[Book Review] Taking Shape: Developing Halloween From Script to Scream
By Zac Crook
Authors Dustin McNeill and Travis Mullins have slung us a treat to soothe our post-Halloween blues this year. Their new book Taking Shape: Developing Halloween From Script to Scream tackles the entire franchise thus far, detailing the production of each film installment from John Carpenter’s original 1978 classic to last year’s hotly-anticipated direct sequel. I just received my copy of this great coffee table book and I’m already done reading it.
We’re presented with an impressive-looking glossy soft-cover with striking graphics and text. You would easily be able to identify this as a Halloween-related publication on the bookshelf from across the room just by its spine alone. Stylistically, the main theme is carefully adhered-to. The use of the classic and familiar Serif Gothic for headlines, page numbers, and titles is an especially nice touch. In regards to structure, each film is allotted its own section, complete with interviews; photos and other visual goodies; and detailed essay-style breakdowns of general production – all laid out in a manner that’s consistent across all film sections. Thanks to this clean formatting, the book is very easy to navigate.

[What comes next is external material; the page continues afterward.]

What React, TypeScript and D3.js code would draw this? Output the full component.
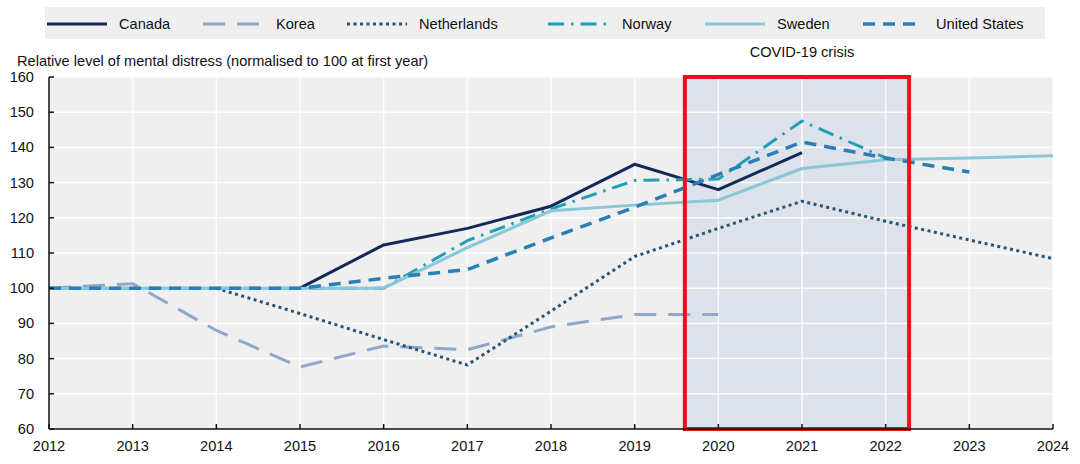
import { useEffect, useRef } from 'react'
import * as d3 from 'd3'

// x categories (years) and y ticks
const years = [2012, 2013, 2014, 2015, 2016, 2017, 2018, 2019, 2020, 2021, 2022, 2023, 2024]
const yTicks = [60, 70, 80, 90, 100, 110, 120, 130, 140, 150, 160]

// series values, aligned with years (null = no data)
const canada = [null, null, null, 100, 112.3, 117, 123.3, 135.2, 128, 138.5, null, null, null]
const korea = [100, 101.3, 88, 77.6, 83.6, 82.5, 89, 92.5, 92.5, null, null, null, null]
const netherlands = [null, null, 100, 92.8, 85.4, 78.2, 93.5, 109, 117, 124.7, 119, 113.7, 108.4]
const norway = [100, 100, 100, 100, 100, 113.5, 122.5, 130.6, 131, 147.5, 137, null, null]
const sweden = [100, 100, 100, 100, 100, 111.5, 122, 123.6, 125, 134, 136.5, 137, 137.6]
const unitedStates = [100, 100, 100, 100, 102.8, 105.3, 114.3, 123, 132.3, 141.5, 137, 133, null]

const seriesNames = ['Canada', 'Korea', 'Netherlands', 'Norway', 'Sweden', 'United States']
const seriesValues = [canada, korea, netherlands, norway, sweden, unitedStates]

// COVID-19 window (in years)
const covidWindow = [2019.6, 2022.28]
const covidLabel = 'COVID-19 crisis'
const yTitle = 'Relative level of mental distress (normalised to 100 at first year)'

const styles = [
  { color: '#14285a', width: 3, dash: null },
  { color: '#8fa8c8', width: 3, dash: '22,12' },
  { color: '#295474', width: 3, dash: '3,3.5' },
  { color: '#1fa0b4', width: 3, dash: '16,7,2.5,7' },
  { color: '#88c6d8', width: 3, dash: null },
  { color: '#2a80b6', width: 3.5, dash: '12,8' },
]

// legend layout: line start / text start
const legendLineX = [47, 203, 347, 548, 705, 863]
const legendTextX = [119, 276, 419, 622, 777, 936]

const FONT = '"Liberation Sans", Arial, sans-serif'

export default function App() {
  const svgRef = useRef<SVGSVGElement>(null)

  useEffect(() => {
    if (!svgRef.current) return
    const svg = d3.select(svgRef.current)
    svg.selectAll('*').remove()

    const width = 1080
    const height = 464
    const left = 49
    const right = 1053
    const top = 77
    const bottom = 429

    svg.attr('width', width).attr('height', height).attr('viewBox', `0 0 ${width} ${height}`)
      .style('font-family', FONT)

    const x = d3.scaleLinear().domain([2012, 2024]).range([left, right])
    const y = d3.scaleLinear().domain([60, 160]).range([bottom, top])

    // Legend box
    svg.append('rect')
      .attr('x', 45).attr('y', 7)
      .attr('width', 1000).attr('height', 32)
      .attr('fill', '#efefef')

    seriesNames.forEach((name, i) => {
      const s = styles[i]
      svg.append('line')
        .attr('x1', legendLineX[i]).attr('x2', legendLineX[i] + 60)
        .attr('y1', 24).attr('y2', 24)
        .attr('stroke', s.color)
        .attr('stroke-width', s.width)
        .attr('stroke-dasharray', s.dash)
      svg.append('text')
        .attr('x', legendTextX[i]).attr('y', 29)
        .attr('font-size', '14.6px')
        .attr('fill', '#111')
        .text(name)
    })

    // Plot background
    svg.append('rect')
      .attr('x', left).attr('y', top)
      .attr('width', right - left).attr('height', bottom - top)
      .attr('fill', '#efefef')

    // COVID shading
    svg.append('rect')
      .attr('x', x(covidWindow[0])).attr('y', top)
      .attr('width', x(covidWindow[1]) - x(covidWindow[0]))
      .attr('height', bottom - top)
      .attr('fill', '#dde1ea')

    // Grid
    const grid = svg.append('g').attr('stroke', '#ffffff').attr('stroke-width', 1.5).attr('opacity', 0.9)
    yTicks.slice(1).forEach(t => {
      grid.append('line').attr('x1', left).attr('x2', right).attr('y1', y(t)).attr('y2', y(t))
    })
    years.slice(1).forEach(t => {
      grid.append('line').attr('x1', x(t)).attr('x2', x(t)).attr('y1', top).attr('y2', bottom)
    })

    // Lines
    const line = d3.line<number | null>()
      .defined(d => d != null)
      .x((_d, i) => x(years[i]))
      .y(d => y(d as number))

    seriesValues.forEach((vals, i) => {
      const s = styles[i]
      svg.append('path')
        .datum(vals)
        .attr('fill', 'none')
        .attr('stroke', s.color)
        .attr('stroke-width', s.width)
        .attr('stroke-dasharray', s.dash)
        .attr('stroke-linejoin', 'round')
        .attr('d', line)
    })

    // COVID outline
    svg.append('rect')
      .attr('x', x(covidWindow[0])).attr('y', top)
      .attr('width', x(covidWindow[1]) - x(covidWindow[0]))
      .attr('height', bottom - top)
      .attr('fill', 'none')
      .attr('stroke', '#e3141c')
      .attr('stroke-width', 4)

    svg.append('text')
      .attr('x', x(2021)).attr('y', 57)
      .attr('text-anchor', 'middle')
      .attr('font-size', '14.6px')
      .attr('fill', '#111')
      .text(covidLabel)

    // Axes
    const axes = svg.append('g').attr('stroke', '#111').attr('stroke-width', 1.5)
    axes.append('line').attr('x1', left).attr('x2', left).attr('y1', top).attr('y2', bottom)
    axes.append('line').attr('x1', left).attr('x2', right).attr('y1', bottom).attr('y2', bottom)
    yTicks.forEach(t => {
      axes.append('line').attr('x1', left).attr('x2', left + 5).attr('y1', y(t)).attr('y2', y(t))
    })
    years.forEach(t => {
      axes.append('line').attr('x1', x(t)).attr('x2', x(t)).attr('y1', bottom).attr('y2', bottom - 5)
    })

    yTicks.forEach(t => {
      svg.append('text')
        .attr('x', 34).attr('y', y(t) + 5)
        .attr('text-anchor', 'end')
        .attr('font-size', '14.6px')
        .attr('fill', '#111')
        .text(t)
    })
    years.forEach(t => {
      svg.append('text')
        .attr('x', x(t)).attr('y', 451)
        .attr('text-anchor', 'middle')
        .attr('font-size', '14.6px')
        .attr('fill', '#111')
        .text(t)
    })

    svg.append('text')
      .attr('x', 17).attr('y', 66)
      .attr('font-size', '14.6px')
      .attr('fill', '#111')
      .text(yTitle)
  }, [])

  return (
    <div style={{ position: 'absolute', left: 0, top: 0 }}>
      <svg ref={svgRef} style={{ display: 'block' }} />
    </div>
  )
}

The passages are all very well-written and engaging, and despite the vast amount of information within, this book is a fairly quick read. The writing is grammatically-sound and easy to understand on the whole; I caught only two small spelling errors as I read, which were very unobtrusive. Production of each film is detailed from writing and casting, to editing and promotion. The information is delivered in a fairly unbiased manner, even allowing for the occasional disagreement between sources. This is refreshing, as most of these types of books tend to subscribe to the “yep, this is how it happened because so-and-so said” delivery style. Redundancy is rarely an issue within the massive amount of text. Occasionally, anecdotes or facts are stated without elaboration to later be fleshed out in the interview section, for example.

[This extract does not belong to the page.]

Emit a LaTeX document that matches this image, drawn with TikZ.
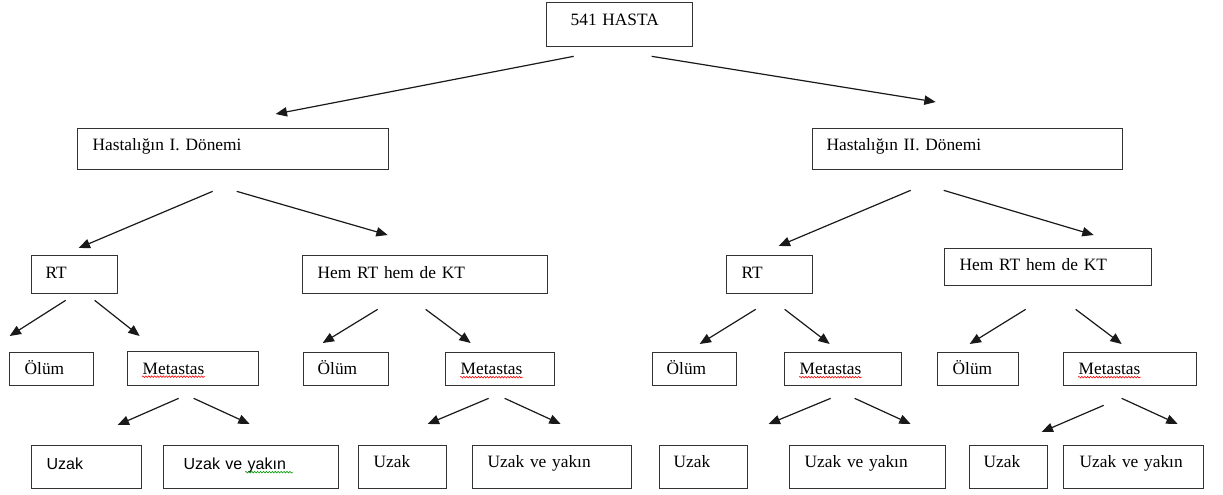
\documentclass[tikz,border=0pt]{standalone}
\usepackage{fontspec}
\setmainfont{Liberation Serif}
\newfontfamily\arialfont{Liberation Sans}
\usetikzlibrary{arrows.meta,calc}
\usetikzlibrary{decorations.pathmorphing}

\tikzset{
  kutu/.style={draw=black!80, line width=1pt, anchor=north west, align=left,
    inner xsep=11.25pt, inner ysep=0pt, text height=8.6pt,
    font=\fontsize{13}{15}\selectfont},
  kok/.style={kutu, minimum height=33pt, text depth=7.5pt},
  donem/.style={kutu, minimum height=30.75pt, text depth=6pt},
  tedavi/.style={kutu, minimum height=28.5pt, text depth=3pt},
  sonuc/.style={kutu, minimum height=24.75pt, text depth=0pt},
  yayilim/.style={kutu, minimum height=32.25pt, text depth=8pt},
  yayilimsans/.style={yayilim, text depth=4.5pt, font=\arialfont\fontsize{12}{14}\selectfont},
  ok/.style={draw=black!90, line width=0.9pt, -{Triangle[length=8.5pt,width=7pt]}},
  imla/.style={line width=0.45pt, decorate,
    decoration={snake, segment length=2.2pt, amplitude=0.6pt}}
}

\begin{document}
\begin{tikzpicture}[x=0.75pt,y=-0.75pt]
  \useasboundingbox (0,0) rectangle (1223,495);

  % kok ve donemler
  \node[kok, inner xsep=18pt, text width=73.5pt] (hasta) at (546,2) {541 HASTA};
  \node[donem, text width=210.75pt] (donem1) at (77,128) {Hastalığın I. Dönemi};
  \node[donem, inner xsep=10.5pt, text width=211.5pt] (donem2) at (812,128) {Hastalığın II. Dönemi};

  % tedavi
  \node[tedavi, inner xsep=10.5pt, text width=43.5pt] (rt1) at (31,255) {RT};
  \node[tedavi, text width=161.25pt] (hem1) at (302,255) {Hem RT hem de KT};
  \node[tedavi, text width=42pt] (rt2) at (726,255) {RT};
  \node[tedavi, minimum height=27.75pt, text width=132.75pt] (hem2) at (944,248) {Hem RT hem de KT};

  % sonuc
  \node[sonuc, text width=40.5pt] (olum1) at (9,352) {Ölüm};
  \node[sonuc, minimum height=25.5pt, text width=75.75pt] (met1) at (127,351) {Metastas};
  \node[sonuc, inner xsep=10.5pt, text width=42.75pt] (olum2) at (303,352) {Ölüm};
  \node[sonuc, text width=59.25pt] (met2) at (445,352) {Metastas};
  \node[sonuc, inner xsep=10.5pt, text width=42pt] (olum3) at (652,352) {Ölüm};
  \node[sonuc, text width=65.25pt] (met3) at (784,352) {Metastas};
  \node[sonuc, text width=38.25pt] (olum4) at (937,352) {Ölüm};
  \node[sonuc, text width=77.25pt] (met4) at (1063,352) {Metastas};

  % uzak / yakin
  \node[yayilimsans, text width=60pt] (uzak1) at (31,445) {Uzak};
  \node[yayilimsans, inner xsep=15pt, text width=101.25pt] (uy1) at (163,445) {Uzak ve yakın};
  \node[yayilim, text width=43.5pt] (uzak2) at (358,445) {Uzak};
  \node[yayilim, text width=96.75pt] (uy2) at (472,445) {Uzak ve yakın};
  \node[yayilim, inner xsep=10.5pt, text width=45pt] (uzak3) at (659,445) {Uzak};
  \node[yayilim, text width=94.5pt] (uy3) at (789,445) {Uzak ve yakın};
  \node[yayilim, inner xsep=10.5pt, text width=37.5pt] (uzak4) at (969,445) {Uzak};
  \node[yayilim, inner xsep=12pt, text width=81pt] (uy4) at (1063,445) {Uzak ve yakın};

  \draw[ok] ($(hasta.south)+(-46,9)$) -- ($(donem1.north)+(42.5,-14)$);
  \draw[ok] ($(hasta.south)+(32,9)$) -- ($(donem2.north)+(-32,-26)$);

  \draw[ok] ($(donem1.south)+(-20.5,21)$) -- ($(rt1.north)+(4,-7)$);
  \draw[ok] ($(donem1.south)+(3.5,21)$) -- ($(hem1.north)+(-37.5,-20)$);
  \draw[ok] ($(donem2.south)+(-57,20)$) -- ($(rt2.north)+(9,-9)$);
  \draw[ok] ($(donem2.south)+(-24,20)$) -- ($(hem2.north)+(45.5,-13)$);

  \draw[ok] ($(rt1.south)+(-9,6)$) -- ($(olum1.north)+(-42,-16)$);
  \draw[ok] ($(rt1.south)+(20,6)$) -- ($(met1.north)+(-53.5,-15)$);
  \draw[ok] ($(hem1.south)+(-47.5,15)$) -- ($(olum2.north)+(-23.5,-9)$);
  \draw[ok] ($(hem1.south)+(0.5,15)$) -- ($(met2.north)+(-29.5,-9)$);
  \draw[ok] ($(rt2.south)+(-14,15)$) -- ($(olum3.north)+(5,-8)$);
  \draw[ok] ($(rt2.south)+(15,15)$) -- ($(met3.north)+(-13.5,-8)$);
  \draw[ok] ($(hem2.south)+(-22.5,23)$) -- ($(olum4.north)+(-8.5,-8)$);
  \draw[ok] ($(hem2.south)+(27.5,23)$) -- ($(met4.north)+(-8.5,-8)$);

  \draw[ok] ($(met1.south)+(-14.5,12)$) -- ($(uzak1.north)+(31,-20)$);
  \draw[ok] ($(met1.south)+(0.5,12)$) -- ($(uy1.north)+(-1.5,-21)$);
  \draw[ok] ($(met2.south)+(-11.5,12)$) -- ($(uzak2.north)+(25,-21)$);
  \draw[ok] ($(met2.south)+(4.5,12)$) -- ($(uy2.north)+(8.5,-21)$);
  \draw[ok] ($(met3.south)+(-12.5,12)$) -- ($(uzak3.north)+(65,-21)$);
  \draw[ok] ($(met3.south)+(11.5,12)$) -- ($(uy3.north)+(43,-21)$);
  \draw[ok] ($(met4.south)+(-26.5,19)$) -- ($(uzak4.north)+(33,-13)$);
  \draw[ok] ($(met4.south)+(-8.5,12)$) -- ($(uy4.north)+(44,-21)$);

  % imla isaretleri
  \draw[imla, red] ($(met1.west)+(15,8)$) -- ++(63,0);
  \draw[imla, red] ($(met2.west)+(15,8)$) -- ++(63,0);
  \draw[imla, red] ($(met3.west)+(15,8)$) -- ++(63,0);
  \draw[imla, red] ($(met4.west)+(15,8)$) -- ++(63,0);
  \draw[imla, green!60!black] ($(uy1.west)+(82,5)$) -- ++(48,0);
\end{tikzpicture}
\end{document}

The authors opt for a writing style that straddles the line between catering to die-hard scholars of the franchise and giving enough information and backstory to guide casual fans along. They managed to hit the sweet spot that allows for fans with any level of knowledge to enjoy themselves within the pages. Each film segment closes with a select handful of critic reviews. This gives an amusing and interesting perspective into how the movies were received within the context of their time of release.
Scattered throughout are a ton of great photos, production stills, and screen grabs – all relevant to the content of the text. Some of the photos suffer from slight pixellation and/or over-compression, but this can be overlooked when enjoying the wealth of visuals included. These visual aids do very much to help propel you through the book and break up the sections of text, as well as simply functioning as eye candy.
The fact that Mullins and McNeill were able to conduct interviews with key crew members of each film sets this publication far ahead in terms of exclusive content. These segments alone are worth the price of admission. We are frequently given an honest and unfiltered opinion on various subjects involving the Halloween films from their respective crew or production team members, thanks to these interviews and the quotes sprinkled all throughout the book. Also adding to the exclusivity is the trove of alternate script ideas, story pitches that didn’t make the cut, and details on alternate scenes that never saw the light of day. This offers a fascinating look into “what could’ve been”.
With its pleasing visual style, welcoming tone, engaging facts, and overall wonderful presentation, Taking Shape: Developing Halloween From Script to Scream does very well in demanding a place on your bookshelf. I strongly recommend picking this up, whether you are a Halloween or general horror fan.